Saturday, September 12, 2015

Standards

I confess that among many other such thoughts, I worry that I'm slipping when I find typographical errors in my writing that I missed after reading the sentence a time or two.  Sometimes those errors find their way into my Internet posts, or in drafts meant for publication.  And sometimes I don't catch those errors in posts for a long time.

I suppose it should reassure me, or at least make me feel better, that I spot such errors in published books and especially online.  Just now I've read two articles on the New Yorker site.  I spotted two obvious errors in one, and one in the other. I recognize how they were made--a sentence is rewritten or a thought is redirected but an errant word remains, usually a small one: an "in" or an "a" or an "a the." These are byproducts of how word processing works--all this deleting and inserting.   Or a word is just misspelled--the kind of misspelling that eludes the spell-checker. Those sorts of things.

But for many year when it was a magazine and nothing else, the New Yorker was the standard for copy editing and perfectly proofread prose.  I personally never found a typo in any issue I read from the 1960s to the late 1980s, when they began appearing after the magazine changed ownership and editor.  They soon stopped, but the typos that I saw in at least a few issues seemed utterly unnatural in that distinctive New Yorker typeface.

But typos as well as bad grammar and other copy writing errors are depressingly frequent in heavily monetized online publications.  But the New Yorker?  The New Yorker!

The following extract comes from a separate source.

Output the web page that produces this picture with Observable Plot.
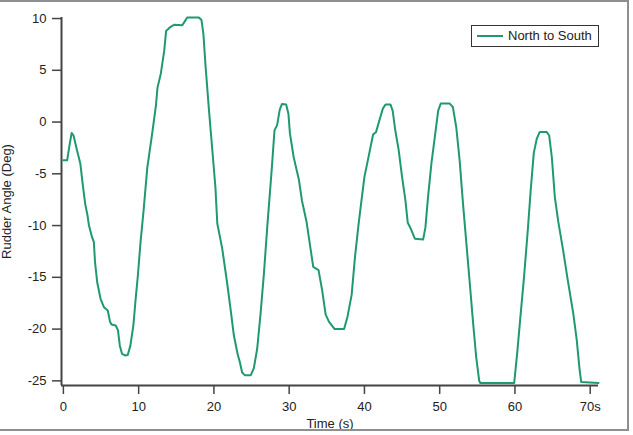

So while I am a little reassured about myself, I am at the same time depressed by a different sign that perhaps this is no longer my time.  

II

It occurs to me there is a possible reason for these typos appearing on the New Yorker site and other sites that post writing by professional writers, besides just slipping standards or sloth, or even the usual excuse of the need to feed the beast with copy at a fast pace.

That possible reason is that the standard, or even the ethic, of online posts is that once posted, nothing in them is changed.  If changes are made, they must be indicated at the end, with a catalog of the revisions.

Apparently there is something unethical about correcting mistakes once the publish button is pushed.   I'm not sure why, except perhaps that this is just the Internet tradition.  Maybe it began with dated web logs, which also are apparently sacrosanct.

To which I say, sorry, but it seems like nonsense to me. Isn't the capability of changing what's published online a major advantage?  I'm pretty sure any of us who saw our mistakes permanently preserved in print would have appreciated the chance to correct them, then and there.  Changes in substance online (correcting facts, etc.) might merit an appended note, especially if in response to a comment or correction from outside.  But style matters?  I don't get it.  Maybe it's part of the aura?  Internet posts are supposed to be so spontaneous? And nothing provides the aura of spontaneity like sloppy writing. Maybe the lack of copy editing isn't just an economy, but an ethic.

In any case, I routinely change what I've written after I've posted it, to correct errors, to rewrite sentences and paragraphs in the effort to make things clearer or just better written.  I may do so several times until I am satisfied.  I've made revisions on this post, for example, at least six times so far.

The ethics of this seem clear to me.  If I have annoyed readers with typos and misspellings, or confused them with awkward writing, I don't see the point of continuing to annoy or confuse future readers if I can correct the errors or improve the writing.

In the end, I suppose both parts of this post refer to the same set of standards.  And that they are part of my identity as a writer, because I make corrections even when believing that it's unlikely many or any readers will know or care.  I'll know, and I care.